━━━ COLLECTED MATERIAL ━━━

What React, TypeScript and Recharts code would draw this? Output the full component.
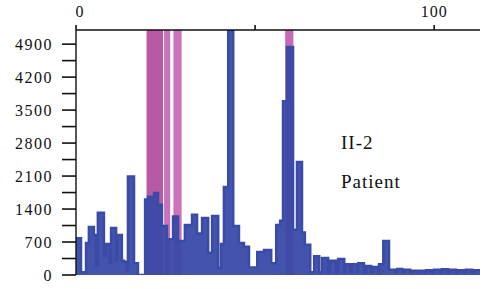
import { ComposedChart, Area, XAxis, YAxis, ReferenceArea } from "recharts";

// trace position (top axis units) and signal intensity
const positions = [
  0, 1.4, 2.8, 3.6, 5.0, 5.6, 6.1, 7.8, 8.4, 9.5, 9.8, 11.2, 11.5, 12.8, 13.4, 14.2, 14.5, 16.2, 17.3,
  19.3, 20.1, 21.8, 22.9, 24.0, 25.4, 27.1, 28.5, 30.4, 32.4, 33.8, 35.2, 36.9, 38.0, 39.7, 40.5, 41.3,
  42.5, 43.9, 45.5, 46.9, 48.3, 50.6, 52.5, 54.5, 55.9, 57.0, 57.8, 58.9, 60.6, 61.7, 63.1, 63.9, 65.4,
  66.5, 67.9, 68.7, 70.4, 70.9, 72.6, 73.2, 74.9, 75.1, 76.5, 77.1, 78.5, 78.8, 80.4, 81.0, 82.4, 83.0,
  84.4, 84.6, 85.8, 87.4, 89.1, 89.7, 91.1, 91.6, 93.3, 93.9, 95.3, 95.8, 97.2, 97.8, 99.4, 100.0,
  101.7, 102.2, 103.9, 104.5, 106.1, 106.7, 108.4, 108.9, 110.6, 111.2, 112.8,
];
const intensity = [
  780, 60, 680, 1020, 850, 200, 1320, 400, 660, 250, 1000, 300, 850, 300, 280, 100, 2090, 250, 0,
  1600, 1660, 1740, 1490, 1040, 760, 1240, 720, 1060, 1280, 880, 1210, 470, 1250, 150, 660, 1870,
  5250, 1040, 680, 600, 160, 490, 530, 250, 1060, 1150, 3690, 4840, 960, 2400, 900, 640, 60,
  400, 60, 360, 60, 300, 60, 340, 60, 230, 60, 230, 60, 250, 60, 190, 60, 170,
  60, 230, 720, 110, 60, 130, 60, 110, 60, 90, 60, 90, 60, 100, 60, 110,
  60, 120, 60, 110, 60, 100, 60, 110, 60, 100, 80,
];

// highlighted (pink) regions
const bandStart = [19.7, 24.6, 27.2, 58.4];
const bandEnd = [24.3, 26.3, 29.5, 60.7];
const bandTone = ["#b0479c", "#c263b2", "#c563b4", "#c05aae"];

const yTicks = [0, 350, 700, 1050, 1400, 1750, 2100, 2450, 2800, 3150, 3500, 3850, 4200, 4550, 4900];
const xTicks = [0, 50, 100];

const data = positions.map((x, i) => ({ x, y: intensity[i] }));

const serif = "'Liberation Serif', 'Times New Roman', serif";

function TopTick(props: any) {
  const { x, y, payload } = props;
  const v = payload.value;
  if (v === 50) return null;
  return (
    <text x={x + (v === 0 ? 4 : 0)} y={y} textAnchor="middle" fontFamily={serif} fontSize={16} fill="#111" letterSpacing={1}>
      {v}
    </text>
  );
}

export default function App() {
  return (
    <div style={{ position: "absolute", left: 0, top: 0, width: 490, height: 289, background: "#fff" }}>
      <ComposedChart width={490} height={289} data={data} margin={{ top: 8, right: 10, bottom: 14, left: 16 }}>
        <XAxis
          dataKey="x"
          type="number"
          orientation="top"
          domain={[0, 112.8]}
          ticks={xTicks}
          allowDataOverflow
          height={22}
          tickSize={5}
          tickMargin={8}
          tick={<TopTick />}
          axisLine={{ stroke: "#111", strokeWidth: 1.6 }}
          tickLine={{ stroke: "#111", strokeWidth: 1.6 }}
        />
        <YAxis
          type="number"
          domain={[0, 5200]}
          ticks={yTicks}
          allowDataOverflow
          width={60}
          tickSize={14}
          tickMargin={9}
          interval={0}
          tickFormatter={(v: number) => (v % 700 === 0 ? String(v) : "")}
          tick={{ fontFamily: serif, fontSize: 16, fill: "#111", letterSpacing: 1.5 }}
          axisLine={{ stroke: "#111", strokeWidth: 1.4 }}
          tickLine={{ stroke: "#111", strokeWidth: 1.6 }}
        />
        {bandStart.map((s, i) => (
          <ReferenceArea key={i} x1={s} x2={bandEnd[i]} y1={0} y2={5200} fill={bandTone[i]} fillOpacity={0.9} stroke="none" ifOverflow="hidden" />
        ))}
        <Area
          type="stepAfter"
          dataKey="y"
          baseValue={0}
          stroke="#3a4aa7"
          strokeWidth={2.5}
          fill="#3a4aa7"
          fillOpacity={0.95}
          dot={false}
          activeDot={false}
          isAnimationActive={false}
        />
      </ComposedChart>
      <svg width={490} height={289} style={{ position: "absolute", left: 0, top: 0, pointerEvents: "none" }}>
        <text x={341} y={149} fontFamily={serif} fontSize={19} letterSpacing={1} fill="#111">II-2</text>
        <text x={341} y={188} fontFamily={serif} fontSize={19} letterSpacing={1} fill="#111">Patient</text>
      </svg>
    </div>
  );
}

━━━

- [PROBLEM STATEMENT]:
Except for the pictures, reproduce every line exactly.

- [REPLY]:
What React, TypeScript and Recharts code would draw this? Output the full component.
import { ComposedChart, Area, XAxis, YAxis, ReferenceArea } from "recharts";

// trace position (top axis units) and signal intensity
const positions = [
  0, 1.4, 2.8, 3.6, 5.0, 5.6, 6.1, 7.8, 8.4, 9.5, 9.8, 11.2, 11.5, 12.8, 13.4, 14.2, 14.5, 16.2, 17.3,
  19.3, 20.1, 21.8, 22.9, 24.0, 25.4, 27.1, 28.5, 30.4, 32.4, 33.8, 35.2, 36.9, 38.0, 39.7, 40.5, 41.3,
  42.5, 43.9, 45.5, 46.9, 48.3, 50.6, 52.5, 54.5, 55.9, 57.0, 57.8, 58.9, 60.6, 61.7, 63.1, 63.9, 65.4,
  66.5, 67.9, 68.7, 70.4, 70.9, 72.6, 73.2, 74.9, 75.1, 76.5, 77.1, 78.5, 78.8, 80.4, 81.0, 82.4, 83.0,
  84.4, 84.6, 85.8, 87.4, 89.1, 89.7, 91.1, 91.6, 93.3, 93.9, 95.3, 95.8, 97.2, 97.8, 99.4, 100.0,
  101.7, 102.2, 103.9, 104.5, 106.1, 106.7, 108.4, 108.9, 110.6, 111.2, 112.8,
];
const intensity = [
  780, 60, 680, 1020, 850, 200, 1320, 400, 660, 250, 1000, 300, 850, 300, 280, 100, 2090, 250, 0,
  1600, 1660, 1740, 1490, 1040, 760, 1240, 720, 1060, 1280, 880, 1210, 470, 1250, 150, 660, 1870,
  5250, 1040, 680, 600, 160, 490, 530, 250, 1060, 1150, 3690, 4840, 960, 2400, 900, 640, 60,
  400, 60, 360, 60, 300, 60, 340, 60, 230, 60, 230, 60, 250, 60, 190, 60, 170,
  60, 230, 720, 110, 60, 130, 60, 110, 60, 90, 60, 90, 60, 100, 60, 110,
  60, 120, 60, 110, 60, 100, 60, 110, 60, 100, 80,
];

// highlighted (pink) regions
const bandStart = [19.7, 24.6, 27.2, 58.4];
const bandEnd = [24.3, 26.3, 29.5, 60.7];
const bandTone = ["#b0479c", "#c263b2", "#c563b4", "#c05aae"];

const yTicks = [0, 350, 700, 1050, 1400, 1750, 2100, 2450, 2800, 3150, 3500, 3850, 4200, 4550, 4900];
const xTicks = [0, 50, 100];

const data = positions.map((x, i) => ({ x, y: intensity[i] }));

const serif = "'Liberation Serif', 'Times New Roman', serif";

function TopTick(props: any) {
  const { x, y, payload } = props;
  const v = payload.value;
  if (v === 50) return null;
  return (
    <text x={x + (v === 0 ? 4 : 0)} y={y} textAnchor="middle" fontFamily={serif} fontSize={16} fill="#111" letterSpacing={1}>
      {v}
    </text>
  );
}

export default function App() {
  return (
    <div style={{ position: "absolute", left: 0, top: 0, width: 490, height: 289, background: "#fff" }}>
      <ComposedChart width={490} height={289} data={data} margin={{ top: 8, right: 10, bottom: 14, left: 16 }}>
        <XAxis
          dataKey="x"
          type="number"
          orientation="top"
          domain={[0, 112.8]}
          ticks={xTicks}
          allowDataOverflow
          height={22}
          tickSize={5}
          tickMargin={8}
          tick={<TopTick />}
          axisLine={{ stroke: "#111", strokeWidth: 1.6 }}
          tickLine={{ stroke: "#111", strokeWidth: 1.6 }}
        />
        <YAxis
          type="number"
          domain={[0, 5200]}
          ticks={yTicks}
          allowDataOverflow
          width={60}
          tickSize={14}
          tickMargin={9}
          interval={0}
          tickFormatter={(v: number) => (v % 700 === 0 ? String(v) : "")}
          tick={{ fontFamily: serif, fontSize: 16, fill: "#111", letterSpacing: 1.5 }}
          axisLine={{ stroke: "#111", strokeWidth: 1.4 }}
          tickLine={{ stroke: "#111", strokeWidth: 1.6 }}
        />
        {bandStart.map((s, i) => (
          <ReferenceArea key={i} x1={s} x2={bandEnd[i]} y1={0} y2={5200} fill={bandTone[i]} fillOpacity={0.9} stroke="none" ifOverflow="hidden" />
        ))}
        <Area
          type="stepAfter"
          dataKey="y"
          baseValue={0}
          stroke="#3a4aa7"
          strokeWidth={2.5}
          fill="#3a4aa7"
          fillOpacity={0.95}
          dot={false}
          activeDot={false}
          isAnimationActive={false}
        />
      </ComposedChart>
      <svg width={490} height={289} style={{ position: "absolute", left: 0, top: 0, pointerEvents: "none" }}>
        <text x={341} y={149} fontFamily={serif} fontSize={19} letterSpacing={1} fill="#111">II-2</text>
        <text x={341} y={188} fontFamily={serif} fontSize={19} letterSpacing={1} fill="#111">Patient</text>
      </svg>
    </div>
  );
}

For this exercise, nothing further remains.